The esp32 has a hardcoded 40mhz channel width. This causes MAJOR issues when connecting to a hotspot that only supports 20mhz channels, or has 40mhz channels disabled. Some users report unstable wifi connections. My router (ddwrt) has logged over 50,000 dropped packets PER DAY for my tbeam due to this issue. THese devices don't need that much bandwidth, and routers with a 40mhz channel width know how to communicate with simpler devices that don't support it. image image

Proposed solution

Set channel width to auto, or 20mhz. Routers with a 40mhz channel width know how to talk to devices that only support 20mhz without issues.

Relevant log output

No response

caveman99 commented 6 months ago

I don't see how we (the meshtastic project) can change a value built into ESP32 silicone (or at least a binary blob wifi firmware). This part of the toolchain is not even open source.
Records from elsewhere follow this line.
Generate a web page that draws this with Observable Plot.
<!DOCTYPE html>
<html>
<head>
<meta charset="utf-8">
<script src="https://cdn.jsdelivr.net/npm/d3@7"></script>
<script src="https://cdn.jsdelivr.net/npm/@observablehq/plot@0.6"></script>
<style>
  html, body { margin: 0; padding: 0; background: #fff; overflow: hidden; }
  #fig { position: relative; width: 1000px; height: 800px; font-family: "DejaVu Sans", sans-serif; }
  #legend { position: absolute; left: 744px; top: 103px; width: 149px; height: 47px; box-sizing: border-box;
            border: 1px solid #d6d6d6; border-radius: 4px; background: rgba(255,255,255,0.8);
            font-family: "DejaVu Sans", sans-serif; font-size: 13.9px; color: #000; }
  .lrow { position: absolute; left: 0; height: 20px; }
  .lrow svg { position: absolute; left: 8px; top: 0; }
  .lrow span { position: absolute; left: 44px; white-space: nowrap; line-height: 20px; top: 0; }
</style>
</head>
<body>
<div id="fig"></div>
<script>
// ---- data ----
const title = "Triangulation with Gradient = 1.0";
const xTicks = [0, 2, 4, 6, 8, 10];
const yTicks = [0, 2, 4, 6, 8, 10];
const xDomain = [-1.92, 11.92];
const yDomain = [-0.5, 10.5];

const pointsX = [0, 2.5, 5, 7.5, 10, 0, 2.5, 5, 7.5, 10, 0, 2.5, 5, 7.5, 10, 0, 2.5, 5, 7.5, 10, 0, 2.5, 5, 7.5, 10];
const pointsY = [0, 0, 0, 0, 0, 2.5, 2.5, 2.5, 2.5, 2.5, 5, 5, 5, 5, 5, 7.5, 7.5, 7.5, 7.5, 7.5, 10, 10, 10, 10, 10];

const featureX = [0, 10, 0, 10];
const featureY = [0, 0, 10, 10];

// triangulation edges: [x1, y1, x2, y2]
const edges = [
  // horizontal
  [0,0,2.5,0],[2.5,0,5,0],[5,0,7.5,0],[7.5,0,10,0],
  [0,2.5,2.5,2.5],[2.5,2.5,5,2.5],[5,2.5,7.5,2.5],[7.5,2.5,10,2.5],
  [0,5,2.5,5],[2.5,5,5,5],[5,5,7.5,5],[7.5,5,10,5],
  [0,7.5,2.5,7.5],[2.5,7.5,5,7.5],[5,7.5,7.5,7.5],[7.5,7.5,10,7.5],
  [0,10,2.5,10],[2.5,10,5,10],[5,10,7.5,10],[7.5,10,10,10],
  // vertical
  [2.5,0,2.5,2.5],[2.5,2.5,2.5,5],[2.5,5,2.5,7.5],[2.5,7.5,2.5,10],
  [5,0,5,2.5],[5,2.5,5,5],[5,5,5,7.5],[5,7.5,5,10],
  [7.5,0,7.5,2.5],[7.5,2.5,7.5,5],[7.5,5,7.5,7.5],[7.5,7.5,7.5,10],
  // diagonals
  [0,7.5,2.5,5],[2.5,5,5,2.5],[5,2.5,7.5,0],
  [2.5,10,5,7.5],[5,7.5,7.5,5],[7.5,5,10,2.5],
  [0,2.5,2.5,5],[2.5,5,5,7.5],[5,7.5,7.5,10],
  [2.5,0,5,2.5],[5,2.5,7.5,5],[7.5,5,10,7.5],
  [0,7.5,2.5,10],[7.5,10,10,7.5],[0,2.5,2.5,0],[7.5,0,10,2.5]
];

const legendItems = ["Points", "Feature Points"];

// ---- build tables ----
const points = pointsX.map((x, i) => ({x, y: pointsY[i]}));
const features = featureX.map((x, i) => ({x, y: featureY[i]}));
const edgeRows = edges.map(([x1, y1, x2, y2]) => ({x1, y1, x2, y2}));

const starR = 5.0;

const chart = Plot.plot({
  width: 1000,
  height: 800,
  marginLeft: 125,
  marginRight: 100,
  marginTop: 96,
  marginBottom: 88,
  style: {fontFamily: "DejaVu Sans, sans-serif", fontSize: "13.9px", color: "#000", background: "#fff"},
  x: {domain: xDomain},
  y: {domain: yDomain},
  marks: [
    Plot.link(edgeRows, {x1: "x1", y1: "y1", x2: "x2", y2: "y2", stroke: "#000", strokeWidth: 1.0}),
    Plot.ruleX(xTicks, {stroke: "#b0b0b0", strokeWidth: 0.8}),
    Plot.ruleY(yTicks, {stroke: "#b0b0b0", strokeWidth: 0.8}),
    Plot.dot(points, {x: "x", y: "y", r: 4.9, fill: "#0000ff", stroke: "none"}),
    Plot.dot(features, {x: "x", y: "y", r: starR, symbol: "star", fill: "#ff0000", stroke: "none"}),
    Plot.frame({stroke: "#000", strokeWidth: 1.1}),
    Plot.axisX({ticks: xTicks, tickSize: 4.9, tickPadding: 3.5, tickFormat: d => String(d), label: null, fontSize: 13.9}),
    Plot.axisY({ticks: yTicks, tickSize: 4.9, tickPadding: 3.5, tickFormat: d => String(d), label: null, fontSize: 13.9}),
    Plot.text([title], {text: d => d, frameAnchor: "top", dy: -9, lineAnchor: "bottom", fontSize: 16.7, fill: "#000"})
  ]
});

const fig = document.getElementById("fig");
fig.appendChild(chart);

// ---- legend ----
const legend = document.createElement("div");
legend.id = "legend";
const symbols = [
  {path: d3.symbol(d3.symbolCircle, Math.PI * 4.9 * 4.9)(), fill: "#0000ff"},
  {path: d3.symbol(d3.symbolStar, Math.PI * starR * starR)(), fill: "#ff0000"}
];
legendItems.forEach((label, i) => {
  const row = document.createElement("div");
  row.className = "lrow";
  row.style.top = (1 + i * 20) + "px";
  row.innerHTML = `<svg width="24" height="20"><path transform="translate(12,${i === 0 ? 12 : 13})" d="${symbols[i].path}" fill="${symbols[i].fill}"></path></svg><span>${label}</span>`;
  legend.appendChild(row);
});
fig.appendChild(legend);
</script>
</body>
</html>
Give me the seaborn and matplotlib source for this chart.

weirdal3333 commented 6 months ago

Why did you close this? I found a working fix with the help of someone on the discord.

insert this at line 240 in file firmware/src/mesh/wifi/WiFiAPClient.cpp: esp_wifi_set_bandwidth(WIFI_IF_STA,WIFI_BW_HT20);

todd-herbert commented 6 months ago

Adding that line of code would break a lot of ESP32-S3 devices. If you were to implement 20MHz channel width, you would need to ensure that it is only set for the older ESP32 devices.

In theory that would be possible, but it makes the assumption that all existing users would be okay with the change. I myself would worry about breaking someone else's particular setup with a seemingly innocent change. If it were to go ahead, I would consider making the 20MHz channel width an opt-in config, as a precaution.

It may even be enough to wrap the line of code in a macro, allowing advanced users to easily select it when building from source. I imagine that most users aware of the 40MHz / 20MHz distinction are probably capable of building their own firmware, and may already be doing so.